To expect a restrained portrayal would be asking too much from Eastwood. The director bases the film on a book by John Carlin that describes how the South African President made reconciliation between township blacks and Afrikaner whites the core of his governing principle by urging to victory a third-rate rugby team, the Springboks, much beloved by whites. The unlikely friendship between Mandela and the captain of the team, Francois Pienaar, whom the President urges to lead his men to greatness, is a metaphor for what was taking place in the country at large: first grudgingly learning to forget the past and come together as a people and then actually starting to work together toward a common goal—in this case winning the Rugby World Cup.

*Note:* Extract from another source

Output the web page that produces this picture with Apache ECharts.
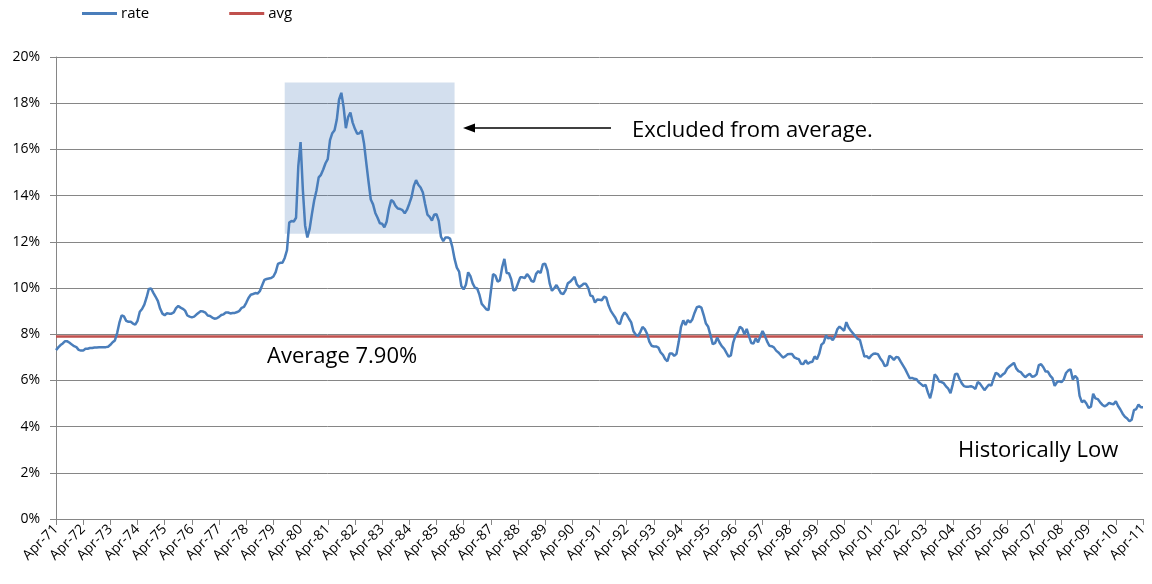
<!DOCTYPE html>
<html>
<head>
<meta charset="utf-8">
<script src="https://cdn.jsdelivr.net/npm/echarts@6/dist/echarts.min.js"></script>
<style>html,body{margin:0;padding:0;background:#fff}#c{width:1152px;height:584px}</style>
</head>
<body>
<div id="c"></div>
<script>
// Monthly 30-year rate (%), Apr-1971 .. Apr-2011
const r1971 = [7.31,7.43,7.53,7.60,7.70,7.69,7.63,7.55,7.48];
const r1972 = [7.44,7.32,7.29,7.29,7.37,7.37,7.40,7.40,7.42,7.42,7.43,7.44];
const r1973 = [7.44,7.44,7.46,7.54,7.65,7.73,8.05,8.50,8.82,8.77,8.58,8.54];
const r1974 = [8.54,8.46,8.41,8.58,8.97,9.09,9.28,9.59,9.96,9.98,9.79,9.62];
const r1975 = [9.43,9.10,8.89,8.82,8.91,8.89,8.89,8.94,9.13,9.22,9.15,9.10];
const r1976 = [9.02,8.81,8.76,8.73,8.76,8.85,8.93,9.00,8.98,8.93,8.81,8.79];
const r1977 = [8.72,8.67,8.69,8.75,8.83,8.86,8.94,8.94,8.90,8.92,8.92,8.96];
const r1978 = [9.01,9.14,9.18,9.36,9.57,9.71,9.74,9.78,9.76,9.86,10.11,10.35];
const r1979 = [10.39,10.41,10.43,10.50,10.69,11.04,11.09,11.09,11.30,11.64,12.83,12.90];
const r1980 = [12.88,13.04,15.28,16.32,14.26,12.71,12.19,12.56,13.20,13.79,14.21,14.79];
const r1981 = [14.90,15.13,15.40,15.58,16.40,16.70,16.83,17.29,18.16,18.45,17.83,16.92];
const r1982 = [17.40,17.60,17.16,16.89,16.68,16.70,16.82,16.27,15.43,14.61,13.83,13.62];
const r1983 = [13.25,13.04,12.80,12.78,12.63,12.87,13.42,13.81,13.73,13.54,13.44,13.42];
const r1984 = [13.37,13.23,13.39,13.65,13.94,14.42,14.67,14.47,14.35,14.13,13.64,13.18];
const r1985 = [13.08,12.92,13.17,13.20,12.91,12.22,12.03,12.19,12.19,12.14,11.78,11.26];
const r1986 = [10.88,10.71,10.08,9.94,10.14,10.68,10.51,10.20,10.01,9.98,9.70,9.31];
const r1987 = [9.20,9.08,9.04,9.83,10.60,10.54,10.28,10.33,10.89,11.26,10.65,10.64];
const r1988 = [10.38,9.89,9.93,10.20,10.46,10.46,10.43,10.60,10.48,10.30,10.27,10.61];
const r1989 = [10.73,10.65,11.03,11.05,10.77,10.20,9.88,9.99,10.13,9.95,9.77,9.74];
const r1990 = [9.90,10.20,10.27,10.37,10.48,10.16,10.04,10.10,10.18,10.18,10.01,9.67];
const r1991 = [9.64,9.37,9.50,9.49,9.47,9.62,9.58,9.24,9.01,8.86,8.71,8.50];
const r1992 = [8.43,8.76,8.94,8.85,8.67,8.51,8.13,7.98,7.92,8.09,8.31,8.22];
const r1993 = [8.02,7.68,7.50,7.47,7.47,7.42,7.21,7.11,6.92,6.83,7.16,7.17];
const r1994 = [7.06,7.15,7.68,8.32,8.60,8.40,8.61,8.51,8.64,8.93,9.17,9.20];
const r1995 = [9.15,8.83,8.46,8.32,7.96,7.57,7.61,7.86,7.64,7.48,7.38,7.20];
const r1996 = [7.03,7.08,7.62,7.93,8.07,8.32,8.25,8.00,8.23,7.92,7.62,7.60];
const r1997 = [7.82,7.65,7.90,8.14,7.94,7.69,7.50,7.48,7.43,7.29,7.21,7.10];
const r1998 = [6.99,7.04,7.13,7.14,7.14,7.00,6.95,6.92,6.72,6.71,6.87,6.72];
const r1999 = [6.79,6.81,7.04,6.92,7.15,7.55,7.63,7.94,7.82,7.85,7.74,7.91];
const r2000 = [8.21,8.33,8.24,8.15,8.52,8.29,8.15,8.03,7.91,7.80,7.75,7.38];
const r2001 = [7.03,7.05,6.95,7.08,7.15,7.16,7.13,6.95,6.82,6.62,6.66,7.07];
const r2002 = [7.00,6.89,7.01,6.99,6.81,6.65,6.49,6.29,6.09,6.11,6.07,6.05];
const r2003 = [5.92,5.84,5.75,5.81,5.48,5.23,5.63,6.26,6.15,5.95,5.93,5.88];
const r2004 = [5.74,5.64,5.45,5.83,6.27,6.29,6.06,5.87,5.75,5.72,5.73,5.75];
const r2005 = [5.71,5.63,5.93,5.86,5.72,5.58,5.70,5.82,5.77,6.07,6.33,6.27];
const r2006 = [6.15,6.25,6.32,6.51,6.60,6.68,6.76,6.52,6.40,6.36,6.24,6.14];
const r2007 = [6.22,6.29,6.16,6.18,6.26,6.66,6.70,6.57,6.38,6.38,6.21,6.10];
const r2008 = [5.76,5.92,5.97,5.92,6.04,6.32,6.43,6.48,6.04,6.20,6.09,5.33];
const r2009 = [5.06,5.13,5.00,4.81,4.86,5.42,5.22,5.19,5.06,4.95,4.88,4.93];
const r2010 = [5.03,4.99,4.97,5.10,4.89,4.74,4.56,4.43,4.35,4.23,4.30,4.71];
const r2011 = [4.76,4.95,4.84,4.84];

const AVG = 7.90;
const startYear = 1971, startMonth = 3; // April
const monthNames = ['Jan','Feb','Mar','Apr','May','Jun','Jul','Aug','Sep','Oct','Nov','Dec'];
const yTicks = {min: 0, max: 20, interval: 2};

const rate = [].concat(r1971,r1972,r1973,r1974,r1975,r1976,r1977,r1978,r1979,r1980,
  r1981,r1982,r1983,r1984,r1985,r1986,r1987,r1988,r1989,r1990,r1991,r1992,r1993,r1994,
  r1995,r1996,r1997,r1998,r1999,r2000,r2001,r2002,r2003,r2004,r2005,r2006,r2007,r2008,
  r2009,r2010,r2011);
const categories = rate.map((v,i) => {
  const m = startMonth + i;
  const y = startYear + Math.floor(m/12);
  return monthNames[m%12] + '-' + String(y%100).padStart(2,'0');
});
const avg = rate.map(() => AVG);

const excluded = {from: 'Sep-79', to: 'Dec-85', top: 18.9, bottom: 12.35};

const FONT = '"Open Sans", Carlito, Lato, sans-serif';
const GRID = '#868686';

const chart = echarts.init(document.getElementById('c'), null, {renderer: 'canvas'});
chart.setOption({
  animation: false,
  textStyle: {fontFamily: FONT},
  legend: {
    left: 82, top: 6, padding: 0,
    icon: 'rect', itemWidth: 35, itemHeight: 3, itemGap: 80,
    textStyle: {fontSize: 15, color: '#000', fontFamily: FONT, padding: [0,0,0,-1]},
    data: ['rate','avg']
  },
  grid: {left: 56, right: 9, top: 57, bottom: 65, containLabel: false},
  xAxis: {
    type: 'category', data: categories, boundaryGap: false,
    axisLine: {lineStyle: {color: GRID, width: 1}},
    axisTick: {interval: 11, length: 6, lineStyle: {color: GRID}},
    axisLabel: {interval: 11, rotate: 45, fontSize: 14, color: '#000', margin: 8, fontFamily: FONT},
    splitLine: {show: false}
  },
  yAxis: {
    type: 'value', min: yTicks.min, max: yTicks.max, interval: yTicks.interval,
    axisLine: {show: true, lineStyle: {color: GRID, width: 1}},
    axisTick: {show: true, length: 6, lineStyle: {color: GRID}},
    axisLabel: {formatter: '{value}%', fontSize: 14, color: '#000', margin: 16, fontFamily: FONT},
    splitLine: {lineStyle: {color: GRID, width: 1}}
  },
  series: [
    {
      name: 'rate', type: 'line', data: rate, showSymbol: false, symbol: 'none',
      lineStyle: {color: '#4A7EBB', width: 2.5}, itemStyle: {color: '#4A7EBB'},
      z: 3,
      markArea: {
        silent: true,
        itemStyle: {color: 'rgba(79,129,189,0.25)'},
        data: [[{xAxis: excluded.from, yAxis: excluded.top}, {xAxis: excluded.to, yAxis: excluded.bottom}]]
      }
    },
    {
      name: 'avg', type: 'line', data: avg, showSymbol: false, symbol: 'none',
      lineStyle: {color: '#C0504D', width: 2.5}, itemStyle: {color: '#C0504D'}, z: 2
    }
  ],
  graphic: [
    {type: 'line', shape: {x1: 611, y1: 128, x2: 470, y2: 128}, style: {stroke: '#000', lineWidth: 1.5}},
    {type: 'polygon', shape: {points: [[463,128],[475,123.5],[475,132.5]]}, style: {fill: '#000'}},
    {type: 'text', left: 632, top: 120, style: {text: 'Excluded from average.', font: '22px ' + FONT, fill: '#000'}},
    {type: 'text', left: 267, top: 346, style: {text: 'Average 7.90%', font: '22px ' + FONT, fill: '#000'}},
    {type: 'text', left: 958, top: 440, style: {text: 'Historically Low', font: '22px ' + FONT, fill: '#000'}}
  ]
});
</script>
</body>
</html>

Clint Eastwood more or less manages to overcome our reluctance and draw us in. The film is a tour de force with two fine performances by Morgan Freeman as Mandela and Matt Damon as the rugby team captain. The cinematography is impressive throughout, be it the killer rugby games or the misery of townships. To encourage Pienaar, President Mandela copies out for him the poem by William Ernest Henley that sustained him during his captivity, “Invictus” (Latin for “unconquered”), which ends with the much rehashed lines “I am the master of my fate/I am the captain of my soul.” Enough said.